New modules and modified attention paths¶
New modules¶
pts_voxel_layer,pts_voxel_encoder, andpts_middle_encoderin the active config add the PointPillars LiDAR encoder path.lidar_encoder_proj,lidar_proj,lidar_fuse_linear, andlidar_fuse_norminPerceptionTransformerimplement the two LiDAR fusion stages.yaw_bin_branches,yaw_res_branches,vel_cross_attn, andvel_branchesinBEVFormerHeadimplement dedicated orientation and motion heads.
Modified attention¶
- Encoder cross-attention now has two branches in
MM_BEVFormerLayer:SpatialCrossAttentionfor camera features andlidar_cross_attn_layerfor LiDAR BEV tokens. - Velocity estimation uses full
nn.MultiheadAttentionfrom decoder queries to the pre-fusion BEV snapshot rather than reusing the box branch output.
Efficiency and memory-oriented changes¶
- The active config halves the BEV grid resolution per side and the query count relative to the local base config.
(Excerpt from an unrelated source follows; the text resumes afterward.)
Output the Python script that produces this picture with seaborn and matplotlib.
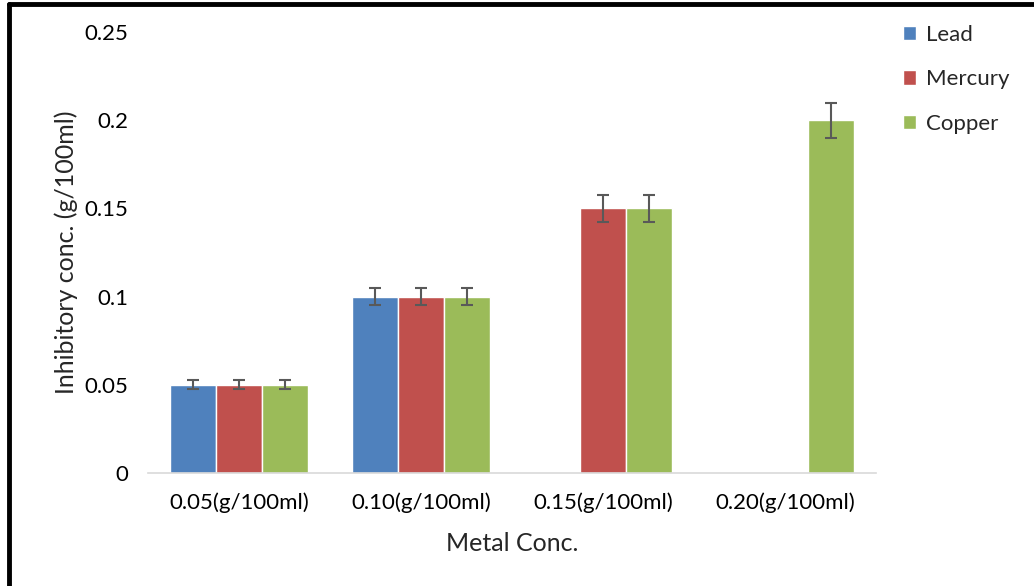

- The active config reduces encoder depth from 6 to 4 layers.
- History BEV reconstruction is explicitly run without gradients in
BEVFormer.obtain_history_bev().
Comparison notes¶
- The official BEVFormer code already includes temporal BEV handling and NMS-free decoding. Those paths are retained rather than replaced.
- The project changes mix architectural and configuration differences. The table labels them separately so that implementation changes are not conflated with local compute-budget reductions.
- Runtime benefits are not claimed quantitatively because the repository does not contain a benchmark artifact for FPS or memory. Only structural compute reductions, such as smaller grids and fewer queries, are described here.